The usual eligibility criteria of the policy apply, including:
- reasonable proof of a genuine relationship between the applicant and sponsor
- no known record that is detrimental to the applicant
- ability of the employed partner/sponsor to support the dependent's standard of living, well above the subsistence level, in a suitable accommodation
Moving Forward: What to Expect
The Immigration Department will process all new and outstanding applications according to the revised policy. Any permissions that were granted during the policy’s interim review period will remain valid. Going forward, applicants may apply for further extensions (to remain in Hong Kong as dependents) before the expiry of their current permitted limit of stay; extensions will be processed according to the revised policy.
Changing Immigration Laws: Challenges & Opportunities
In a general sense, immigration laws vary greatly and continue to evolve across the globe, which is why compliance is quickly becoming one of the most significant challenges in the world of mobility. Often, human resource and talent mobility professionals simply don’t know what they need to know – and quickly find that they have failed to submit a piece of important documentation, that they were unaware of a deadline, or missed the finer points of a region’s compliance laws altogether. The resulting delays or denials of visas end up costing their companies valuable time, resources and talent.

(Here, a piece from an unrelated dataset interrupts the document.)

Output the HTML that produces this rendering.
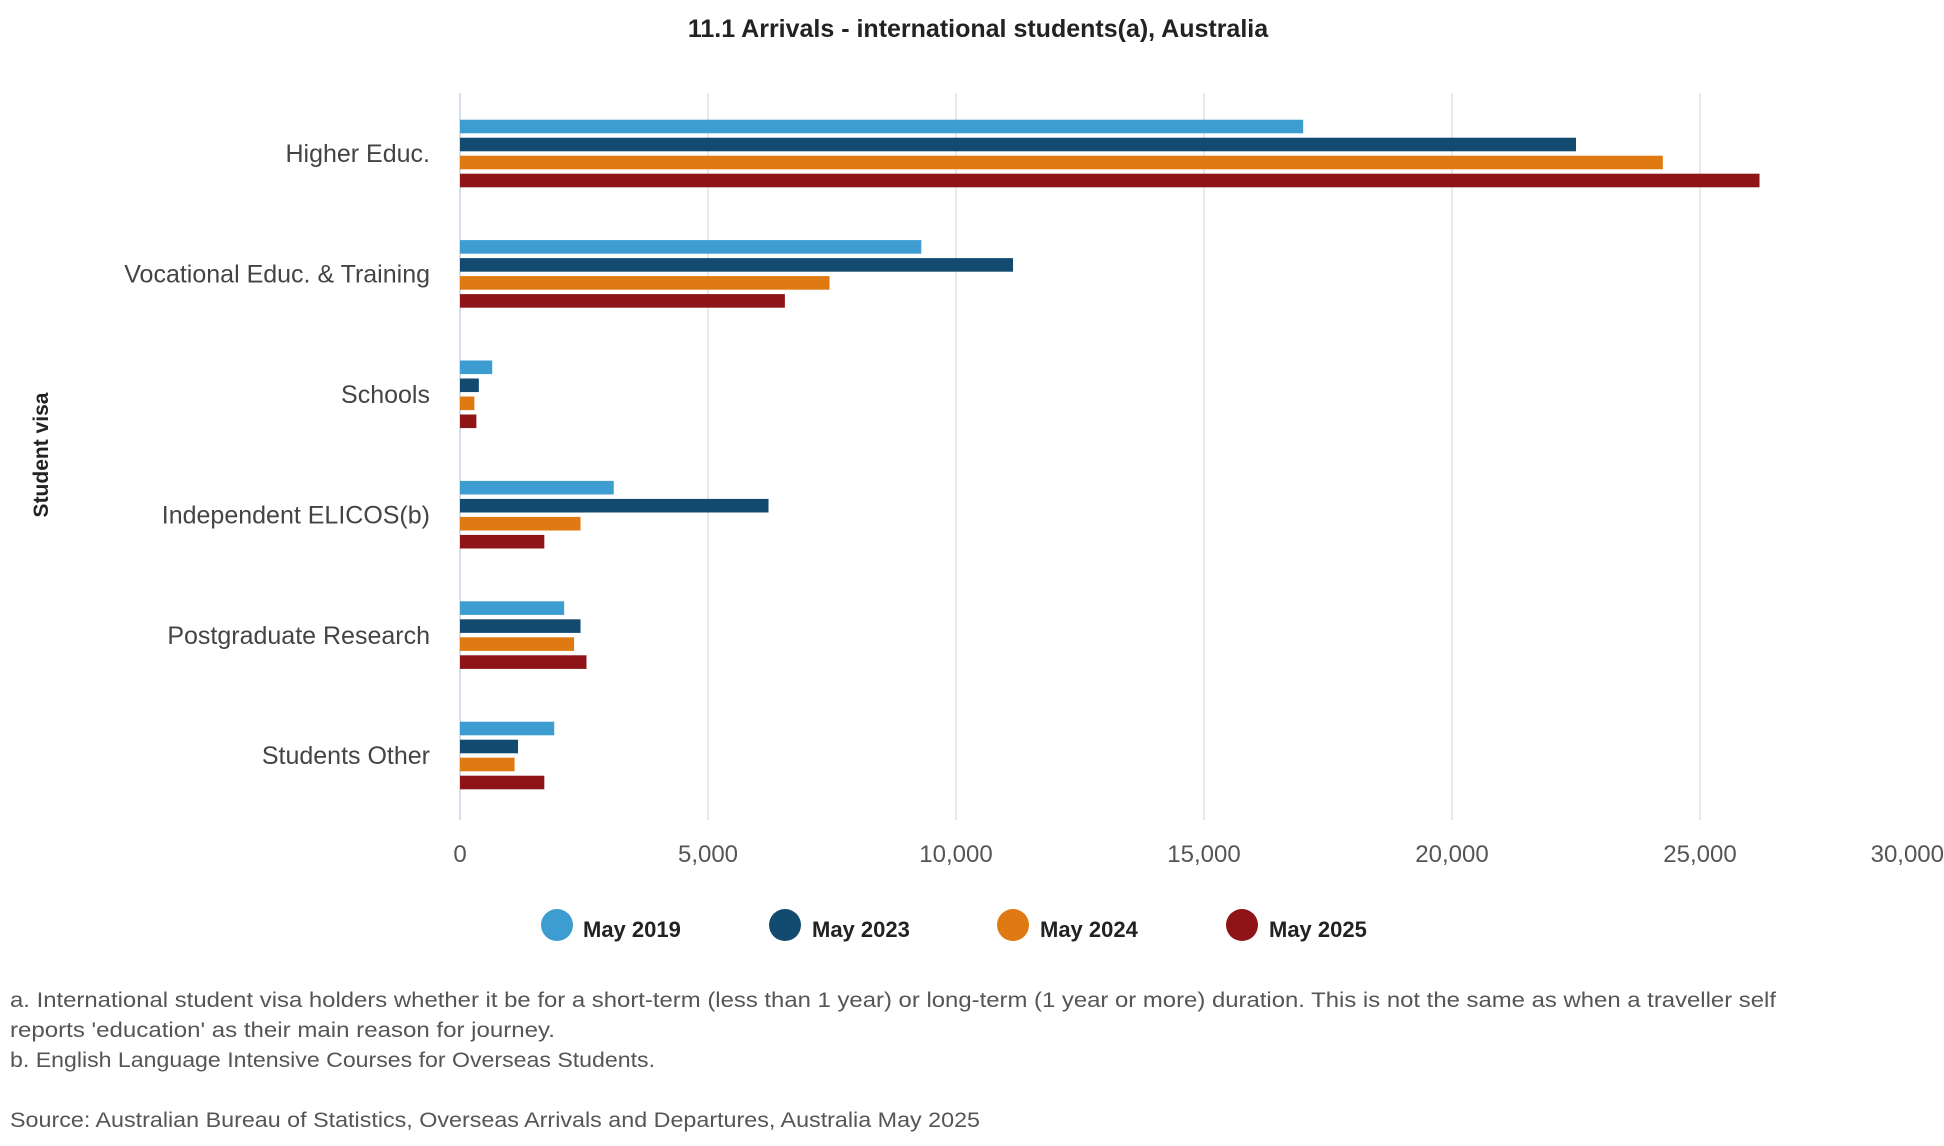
<!DOCTYPE html>
<html><head><meta charset="utf-8"><style>
body{margin:0;background:#fff;}
svg{display:block;font-family:"Liberation Sans",sans-serif;}
</style></head><body>
<svg id="chart" width="1944" height="1146" viewBox="0 0 1944 1146">
<text x="978" y="37" text-anchor="middle" font-size="25" font-weight="bold" fill="#222">11.1 Arrivals - international students(a), Australia</text>
<text transform="translate(48,455) rotate(-90)" text-anchor="middle" font-size="21" font-weight="bold" fill="#222">Student visa</text>
<g id="grid"></g><g id="bars"></g><g id="ylabels"></g><g id="xlabels"></g>
<g>
<circle cx="557" cy="925" r="16" fill="#3d9dd1"/>
<text x="583" y="937" font-size="22" font-weight="bold" fill="#222">May 2019</text>
<circle cx="785" cy="925" r="16" fill="#134a70"/>
<text x="812" y="937" font-size="22" font-weight="bold" fill="#222">May 2023</text>
<circle cx="1013" cy="925" r="16" fill="#df7a12"/>
<text x="1040" y="937" font-size="22" font-weight="bold" fill="#222">May 2024</text>
<circle cx="1242" cy="925" r="16" fill="#8e1418"/>
<text x="1269" y="937" font-size="22" font-weight="bold" fill="#222">May 2025</text>
</g>
<g font-size="21" fill="#555">
<text x="10" y="1007" textLength="1766" lengthAdjust="spacingAndGlyphs">a. International student visa holders whether it be for a short-term (less than 1 year) or long-term (1 year or more) duration. This is not the same as when a traveller self</text>
<text x="10" y="1037" textLength="545" lengthAdjust="spacingAndGlyphs">reports 'education' as their main reason for journey.</text>
<text x="10" y="1067" textLength="645" lengthAdjust="spacingAndGlyphs">b. English Language Intensive Courses for Overseas Students.</text>
<text x="10" y="1127" textLength="970" lengthAdjust="spacingAndGlyphs">Source: Australian Bureau of Statistics, Overseas Arrivals and Departures, Australia May 2025</text>
</g>
</svg>
<script>
const categories = ["Higher Educ.","Vocational Educ. & Training","Schools","Independent ELICOS(b)","Postgraduate Research","Students Other"];
const may2019 = [17000, 9300, 650, 3100, 2100, 1900];
const may2023 = [22500, 11150, 380, 6220, 2430, 1170];
const may2024 = [24250, 7450, 290, 2430, 2300, 1100];
const may2025 = [26200, 6550, 330, 1700, 2550, 1700];
const xTicks = [0, 5000, 10000, 15000, 20000, 25000, 30000];
const xTickLabels = ["0","5,000","10,000","15,000","20,000","25,000","30,000"];
const seriesNames = ["may-2019","may-2023","may-2024","may-2025"];

const NS="http://www.w3.org/2000/svg";
const x0=460, xScale=248/5000, top0=93, bandH=120.4;
const X=v=>x0+v*xScale;
const Y=i=>top0+bandH*i+bandH/2;
const colors=["#3d9dd1","#134a70","#df7a12","#8e1418"];
const series=[may2019,may2023,may2024,may2025];
function mk(tag,attrs,parent){const e=document.createElementNS(NS,tag);for(const k in attrs)e.setAttribute(k,attrs[k]);document.getElementById(parent).appendChild(e);return e;}
xTicks.forEach((t,i)=>{
  const l=mk("line",{x1:X(t),x2:X(t),y1:top0,y2:820,stroke:i===0?"#c8d4e4":"#e2e2e2","stroke-width":1.5},"grid");
  
  
  let lx=X(t), anchor="middle";
  if(lx+40>1944){lx=1944;anchor="end";}
  const tx=mk("text",{x:lx,y:862,"text-anchor":anchor,"font-size":24,fill:"#555"},"xlabels");
  tx.textContent=xTickLabels[i];
  
  
});
categories.forEach((c,i)=>{
  const cy=Y(i);
  const tx=mk("text",{x:430,y:cy+9,"text-anchor":"end","font-size":25,fill:"#444"},"ylabels");
  tx.textContent=c;
  
  
  series.forEach((s,j)=>{
    const by=cy-33.5+j*18;
    const r=mk("rect",{x:X(0),y:by,width:X(s[i])-X(0),height:13.6,fill:colors[j]},"bars");
    
    
  });
});
</script>
</body></html>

The recent changes to immigration policy in Hong Kong will, likewise, require HR and mobility professionals to pay close attention to compliance. Partnering with a knowledgeable relocation management company (RMC) can be very helpful in this regard, as RMCs are uniquely positioned to provide global expertise; valuable guidance when reviewing the eligibility of candidates and their dependents for work authorisations and visas; and up-to-date, extensive knowledge of evolving immigration requirements from country to country.

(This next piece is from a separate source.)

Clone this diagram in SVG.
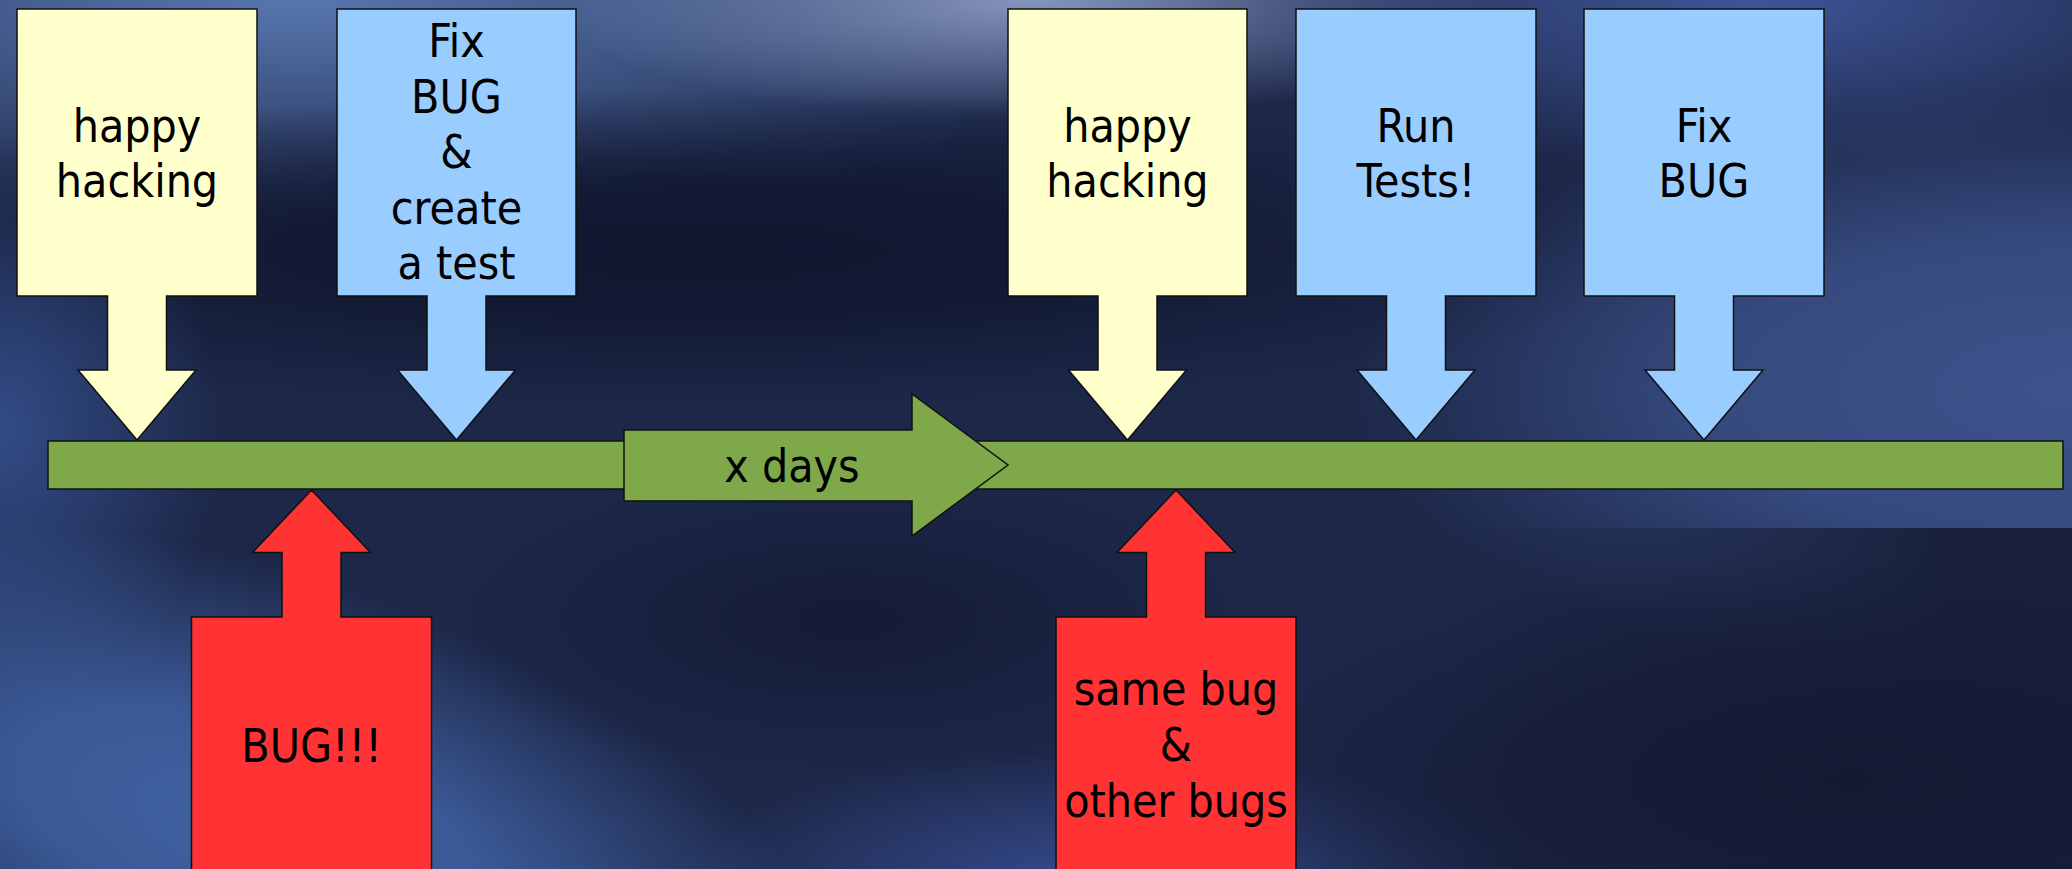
<svg xmlns="http://www.w3.org/2000/svg" width="2072" height="869" viewBox="0 0 2072 869">
<defs>
<style>
.t{font-family:"DejaVu Sans Condensed","DejaVu Sans","Liberation Sans",sans-serif;font-stretch:condensed;font-size:46px;fill:#000;text-anchor:middle}
.sh{stroke:#111;stroke-width:1.5;stroke-linejoin:miter}
.y{fill:#ffffcc}
.b{fill:#99ccff}
.r{fill:#ff3333}
.g{fill:#7ea84a}
</style>
<radialGradient id="g1"><stop offset="0" stop-color="#5877b0"/><stop offset="1" stop-color="#5877b0" stop-opacity="0"/></radialGradient>
<radialGradient id="g2"><stop offset="0" stop-color="#8595bd"/><stop offset="1" stop-color="#8595bd" stop-opacity="0"/></radialGradient>
<radialGradient id="g3"><stop offset="0" stop-color="#3e5598"/><stop offset="1" stop-color="#3e5598" stop-opacity="0"/></radialGradient>
<radialGradient id="g4"><stop offset="0" stop-color="#10172f"/><stop offset="0.4" stop-color="#10172f" stop-opacity="0.85"/><stop offset="1" stop-color="#10172f" stop-opacity="0"/></radialGradient>
<radialGradient id="g5"><stop offset="0" stop-color="#324c86"/><stop offset="1" stop-color="#324c86" stop-opacity="0"/></radialGradient>
<radialGradient id="g6"><stop offset="0" stop-color="#4062a2"/><stop offset="0.4" stop-color="#3e5e9e" stop-opacity="0.9"/><stop offset="1" stop-color="#3e5e9e" stop-opacity="0"/></radialGradient>
<radialGradient id="g7"><stop offset="0" stop-color="#364b8e"/><stop offset="1" stop-color="#364b8e" stop-opacity="0"/></radialGradient>
<radialGradient id="g8"><stop offset="0" stop-color="#141b35"/><stop offset="1" stop-color="#141b35" stop-opacity="0"/></radialGradient>
<radialGradient id="g9"><stop offset="0" stop-color="#3d538c"/><stop offset="0.5" stop-color="#3a5088" stop-opacity="0.85"/><stop offset="1" stop-color="#3a5088" stop-opacity="0"/></radialGradient>
<radialGradient id="g10"><stop offset="0" stop-color="#131a32"/><stop offset="0.5" stop-color="#151c36" stop-opacity="0.8"/><stop offset="1" stop-color="#151c36" stop-opacity="0"/></radialGradient>
<linearGradient id="edge" x1="1450" y1="0" x2="1950" y2="0" gradientUnits="userSpaceOnUse"><stop offset="0" stop-color="#18203a" stop-opacity="0"/><stop offset="1" stop-color="#18203a"/></linearGradient>
<linearGradient id="edgev" x1="0" y1="528" x2="0" y2="700" gradientUnits="userSpaceOnUse"><stop offset="0" stop-color="#fff"/><stop offset="1" stop-color="#fff" stop-opacity="0.6"/></linearGradient>
</defs>
<g id="background">
<rect width="2072" height="869" fill="#1d2849"/>
<ellipse cx="300" cy="0" rx="900" ry="230" fill="url(#g1)"/>
<ellipse cx="1030" cy="0" rx="480" ry="120" fill="url(#g2)"/>
<ellipse cx="1750" cy="0" rx="550" ry="170" fill="url(#g3)"/>
<ellipse cx="700" cy="250" rx="1000" ry="160" fill="url(#g4)"/>
<ellipse cx="0" cy="430" rx="220" ry="280" fill="url(#g5)"/>
<ellipse cx="250" cy="830" rx="620" ry="260" fill="url(#g6)" transform="rotate(18 250 830)"/>
<ellipse cx="1100" cy="880" rx="420" ry="130" fill="url(#g7)"/>
<ellipse cx="850" cy="620" rx="420" ry="160" fill="url(#g8)"/>
<ellipse cx="2072" cy="390" rx="720" ry="300" fill="url(#g9)"/>
<rect x="1400" y="528" width="672" height="341" fill="url(#edge)"/>
<ellipse cx="1850" cy="780" rx="650" ry="220" fill="url(#g10)"/>
</g>
<g id="connectors">
<rect id="timeline" class="g sh" x="48" y="441" width="2015" height="48"/>
</g>
<g id="xdays">
<path class="g sh" d="M624,430 H912 V394 L1008,465 L912,536 V501 H624 Z"/>
<text class="t" x="792" y="482">x days</text>
</g>
<g id="happy1">
<path class="y sh" d="M17,9 H257 V296 H166.5 V370 H196 L137,440 L78,370 H107.5 V296 H17 Z"/>
<text class="t" x="137" y="142">happy</text>
<text class="t" x="137" y="197">hacking</text>
</g>
<g id="fixbug1">
<path class="b sh" d="M337,9 H576 V296 H486 V370 H515.5 L456.5,440 L397.5,370 H427 V296 H337 Z"/>
<text class="t" x="456.5" y="57">Fix</text>
<text class="t" x="456.5" y="112.5">BUG</text>
<text class="t" x="456.5" y="168">&amp;</text>
<text class="t" x="456.5" y="224">create</text>
<text class="t" x="456.5" y="279">a test</text>
</g>
<g id="happy2">
<path class="y sh" d="M1008,9 H1247 V296 H1157 V370 H1186.5 L1127.5,440 L1068.5,370 H1098 V296 H1008 Z"/>
<text class="t" x="1127.5" y="142">happy</text>
<text class="t" x="1127.5" y="197">hacking</text>
</g>
<g id="runtests">
<path class="b sh" d="M1296,9 H1536 V296 H1445.5 V370 H1475 L1416,440 L1357,370 H1386.5 V296 H1296 Z"/>
<text class="t" x="1416" y="142">Run</text>
<text class="t" x="1416" y="197">Tests!</text>
</g>
<g id="fixbug2">
<path class="b sh" d="M1584,9 H1824 V296 H1733.5 V370 H1763 L1704,440 L1645,370 H1674.5 V296 H1584 Z"/>
<text class="t" x="1704" y="142">Fix</text>
<text class="t" x="1704" y="197">BUG</text>
</g>
<g id="bug1">
<path class="r sh" d="M311.5,490 L370.5,552.5 H341 V617 H431.5 V880 H191.5 V617 H282 V552.5 H252.5 Z"/>
<text class="t" x="311.5" y="762">BUG!!!</text>
</g>
<g id="bug2">
<path class="r sh" d="M1176,490 L1235,552.5 H1205.5 V617 H1296 V880 H1056 V617 H1146.5 V552.5 H1117 Z"/>
<text class="t" x="1176" y="705">same bug</text>
<text class="t" x="1176" y="761">&amp;</text>
<text class="t" x="1176" y="817">other bugs</text>
</g>
</svg>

While the recent change to Hong Kong’s visa policy doesn’t mean Hong Kong will recognise same-sex marriage, the new policy has the potential to provide some interesting opportunities. For individuals that are part of a same-sex relationship and are currently working in or considering a career opportunity in Hong Kong, the new policy will provide greater career flexibility and more opportunities. As for Hong Kong itself, this change may set the city apart from other strong Asian regions – such as Singapore, mainland China and Japan – in attracting global talent.